— START DATA ROWS —

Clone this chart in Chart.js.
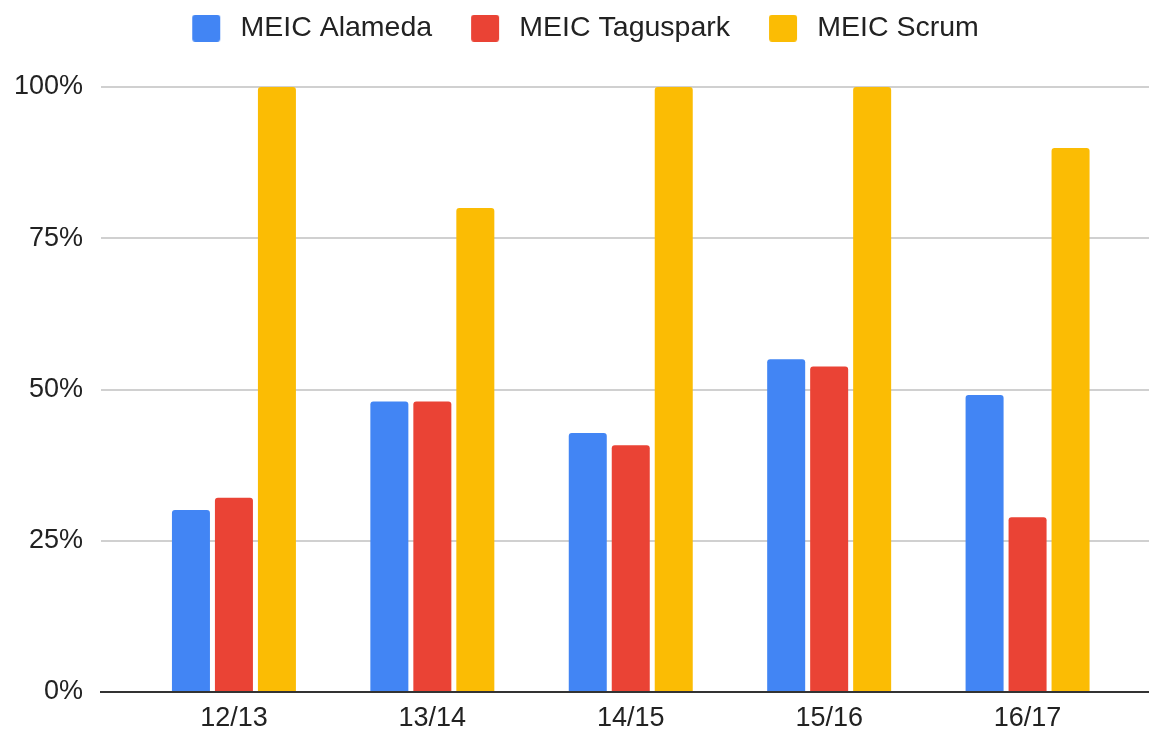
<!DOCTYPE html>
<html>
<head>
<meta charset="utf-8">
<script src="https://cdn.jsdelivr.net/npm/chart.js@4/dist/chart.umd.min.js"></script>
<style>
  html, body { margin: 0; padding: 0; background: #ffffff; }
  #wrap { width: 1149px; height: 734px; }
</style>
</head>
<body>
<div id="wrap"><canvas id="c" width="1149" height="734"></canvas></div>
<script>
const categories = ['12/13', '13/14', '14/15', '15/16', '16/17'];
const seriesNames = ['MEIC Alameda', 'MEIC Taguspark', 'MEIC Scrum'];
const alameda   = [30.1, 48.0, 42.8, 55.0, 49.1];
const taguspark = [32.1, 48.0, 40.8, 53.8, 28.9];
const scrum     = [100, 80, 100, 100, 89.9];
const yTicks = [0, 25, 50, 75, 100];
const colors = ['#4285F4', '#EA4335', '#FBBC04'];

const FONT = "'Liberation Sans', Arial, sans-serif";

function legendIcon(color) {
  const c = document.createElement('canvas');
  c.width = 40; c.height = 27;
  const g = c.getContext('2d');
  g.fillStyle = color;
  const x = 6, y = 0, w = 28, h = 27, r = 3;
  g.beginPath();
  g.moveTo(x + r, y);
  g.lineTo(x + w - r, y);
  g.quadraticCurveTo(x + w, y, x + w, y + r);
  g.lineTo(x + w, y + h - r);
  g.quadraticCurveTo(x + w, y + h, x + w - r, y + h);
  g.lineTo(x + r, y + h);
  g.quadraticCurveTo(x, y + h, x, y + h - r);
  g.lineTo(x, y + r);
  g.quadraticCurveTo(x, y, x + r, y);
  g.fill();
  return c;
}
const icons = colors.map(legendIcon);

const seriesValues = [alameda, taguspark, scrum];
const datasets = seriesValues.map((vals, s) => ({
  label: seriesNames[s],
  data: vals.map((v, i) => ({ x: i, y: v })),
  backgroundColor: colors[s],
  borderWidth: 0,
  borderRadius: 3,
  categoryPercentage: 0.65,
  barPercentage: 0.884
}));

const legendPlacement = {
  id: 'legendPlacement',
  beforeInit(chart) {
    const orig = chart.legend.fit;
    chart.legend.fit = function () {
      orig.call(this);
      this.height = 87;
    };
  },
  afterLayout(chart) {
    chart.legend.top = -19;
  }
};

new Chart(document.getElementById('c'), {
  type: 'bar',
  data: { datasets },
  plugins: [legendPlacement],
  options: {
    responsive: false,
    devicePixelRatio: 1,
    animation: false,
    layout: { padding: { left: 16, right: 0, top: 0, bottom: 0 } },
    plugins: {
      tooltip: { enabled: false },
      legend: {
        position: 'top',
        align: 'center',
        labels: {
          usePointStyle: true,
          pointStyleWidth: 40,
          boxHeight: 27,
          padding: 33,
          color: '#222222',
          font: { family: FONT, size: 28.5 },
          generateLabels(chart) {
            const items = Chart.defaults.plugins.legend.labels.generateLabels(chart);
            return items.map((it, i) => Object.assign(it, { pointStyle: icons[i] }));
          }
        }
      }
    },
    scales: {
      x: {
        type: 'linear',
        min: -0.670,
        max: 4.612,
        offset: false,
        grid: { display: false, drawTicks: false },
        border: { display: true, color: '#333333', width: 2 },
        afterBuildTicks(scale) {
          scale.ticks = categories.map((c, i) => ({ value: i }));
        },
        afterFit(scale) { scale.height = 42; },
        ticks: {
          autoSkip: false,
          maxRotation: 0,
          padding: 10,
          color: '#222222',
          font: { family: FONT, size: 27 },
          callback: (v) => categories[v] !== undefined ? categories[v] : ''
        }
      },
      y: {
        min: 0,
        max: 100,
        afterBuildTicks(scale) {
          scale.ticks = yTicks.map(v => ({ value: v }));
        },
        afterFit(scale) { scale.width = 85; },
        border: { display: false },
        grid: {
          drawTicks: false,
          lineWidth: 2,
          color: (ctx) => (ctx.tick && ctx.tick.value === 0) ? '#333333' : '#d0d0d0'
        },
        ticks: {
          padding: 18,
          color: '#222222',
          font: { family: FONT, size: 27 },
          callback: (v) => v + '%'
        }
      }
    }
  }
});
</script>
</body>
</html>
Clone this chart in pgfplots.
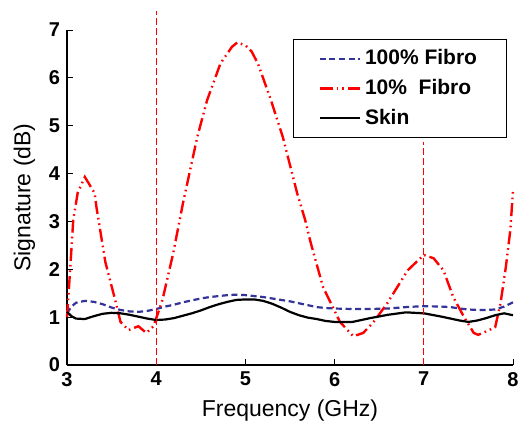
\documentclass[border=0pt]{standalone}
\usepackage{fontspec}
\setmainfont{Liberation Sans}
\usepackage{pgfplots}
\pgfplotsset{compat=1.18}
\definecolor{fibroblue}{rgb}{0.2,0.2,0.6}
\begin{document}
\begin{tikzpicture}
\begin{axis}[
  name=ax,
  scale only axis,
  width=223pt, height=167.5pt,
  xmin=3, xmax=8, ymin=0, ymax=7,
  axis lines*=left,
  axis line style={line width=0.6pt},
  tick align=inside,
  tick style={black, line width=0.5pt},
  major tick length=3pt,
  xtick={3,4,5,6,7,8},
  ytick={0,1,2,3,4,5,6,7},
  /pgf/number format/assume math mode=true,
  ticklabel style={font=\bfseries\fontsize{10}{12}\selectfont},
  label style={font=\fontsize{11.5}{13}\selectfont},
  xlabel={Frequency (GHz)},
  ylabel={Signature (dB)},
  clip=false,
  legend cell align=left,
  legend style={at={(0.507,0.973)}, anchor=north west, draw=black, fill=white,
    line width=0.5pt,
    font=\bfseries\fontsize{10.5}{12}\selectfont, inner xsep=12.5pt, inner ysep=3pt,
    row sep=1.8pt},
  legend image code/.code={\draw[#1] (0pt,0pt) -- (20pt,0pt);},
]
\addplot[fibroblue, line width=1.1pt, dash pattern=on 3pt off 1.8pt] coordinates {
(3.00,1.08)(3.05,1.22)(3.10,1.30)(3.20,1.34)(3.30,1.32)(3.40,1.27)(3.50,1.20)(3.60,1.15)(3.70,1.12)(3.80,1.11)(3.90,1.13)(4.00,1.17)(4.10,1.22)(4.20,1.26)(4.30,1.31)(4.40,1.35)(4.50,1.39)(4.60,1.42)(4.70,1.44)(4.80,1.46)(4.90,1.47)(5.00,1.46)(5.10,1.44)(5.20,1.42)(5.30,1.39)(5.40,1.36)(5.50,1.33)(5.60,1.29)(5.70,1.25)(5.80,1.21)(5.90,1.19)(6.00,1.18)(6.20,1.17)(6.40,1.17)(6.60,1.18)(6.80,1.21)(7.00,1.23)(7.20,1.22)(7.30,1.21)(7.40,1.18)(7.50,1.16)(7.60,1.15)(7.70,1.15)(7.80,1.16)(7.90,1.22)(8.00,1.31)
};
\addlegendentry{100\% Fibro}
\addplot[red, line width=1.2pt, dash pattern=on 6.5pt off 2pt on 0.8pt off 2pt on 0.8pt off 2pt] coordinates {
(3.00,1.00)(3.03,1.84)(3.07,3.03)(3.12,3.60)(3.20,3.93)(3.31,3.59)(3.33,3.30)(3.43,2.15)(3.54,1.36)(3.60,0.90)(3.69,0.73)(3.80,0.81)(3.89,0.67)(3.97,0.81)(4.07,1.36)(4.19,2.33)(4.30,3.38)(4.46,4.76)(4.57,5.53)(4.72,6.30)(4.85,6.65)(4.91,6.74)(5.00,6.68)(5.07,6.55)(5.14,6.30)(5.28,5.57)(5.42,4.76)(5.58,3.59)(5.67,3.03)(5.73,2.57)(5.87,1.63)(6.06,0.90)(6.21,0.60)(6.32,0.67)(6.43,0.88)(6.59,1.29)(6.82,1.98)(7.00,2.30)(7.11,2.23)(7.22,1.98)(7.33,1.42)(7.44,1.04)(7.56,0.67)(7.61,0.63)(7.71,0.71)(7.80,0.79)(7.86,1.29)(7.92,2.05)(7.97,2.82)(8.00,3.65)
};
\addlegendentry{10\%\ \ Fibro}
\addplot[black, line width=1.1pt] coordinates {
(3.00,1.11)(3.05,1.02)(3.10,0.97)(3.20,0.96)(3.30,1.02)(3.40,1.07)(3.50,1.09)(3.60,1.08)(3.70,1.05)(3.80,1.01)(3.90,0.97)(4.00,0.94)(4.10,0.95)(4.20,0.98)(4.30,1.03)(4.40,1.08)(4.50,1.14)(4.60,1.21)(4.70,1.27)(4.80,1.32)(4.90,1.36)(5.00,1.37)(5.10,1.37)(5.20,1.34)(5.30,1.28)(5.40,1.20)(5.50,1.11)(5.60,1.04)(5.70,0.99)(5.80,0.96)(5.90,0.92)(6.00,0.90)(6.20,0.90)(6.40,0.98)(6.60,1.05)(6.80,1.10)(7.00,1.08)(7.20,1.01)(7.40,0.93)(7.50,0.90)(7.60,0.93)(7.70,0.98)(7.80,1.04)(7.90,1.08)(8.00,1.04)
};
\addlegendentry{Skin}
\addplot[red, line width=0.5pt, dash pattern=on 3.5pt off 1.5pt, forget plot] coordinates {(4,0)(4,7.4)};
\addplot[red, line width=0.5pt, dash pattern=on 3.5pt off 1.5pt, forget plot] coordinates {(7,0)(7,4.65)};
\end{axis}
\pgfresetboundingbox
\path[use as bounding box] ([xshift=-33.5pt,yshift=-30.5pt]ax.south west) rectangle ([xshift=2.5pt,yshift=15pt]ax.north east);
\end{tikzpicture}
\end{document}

— END DATA ROWS —

- [WHAT TO DO] Without the pictures, repeat the entries above line by line, from the first through the one that contains "const colors = ['#4285F4', '#EA4335', '#FBBC04'];", both ends included.

- [EXERCISE SOLUTION]
Clone this chart in Chart.js.
<!DOCTYPE html>
<html>
<head>
<meta charset="utf-8">
<script src="https://cdn.jsdelivr.net/npm/chart.js@4/dist/chart.umd.min.js"></script>
<style>
  html, body { margin: 0; padding: 0; background: #ffffff; }
  #wrap { width: 1149px; height: 734px; }
</style>
</head>
<body>
<div id="wrap"><canvas id="c" width="1149" height="734"></canvas></div>
<script>
const categories = ['12/13', '13/14', '14/15', '15/16', '16/17'];
const seriesNames = ['MEIC Alameda', 'MEIC Taguspark', 'MEIC Scrum'];
const alameda   = [30.1, 48.0, 42.8, 55.0, 49.1];
const taguspark = [32.1, 48.0, 40.8, 53.8, 28.9];
const scrum     = [100, 80, 100, 100, 89.9];
const yTicks = [0, 25, 50, 75, 100];
const colors = ['#4285F4', '#EA4335', '#FBBC04'];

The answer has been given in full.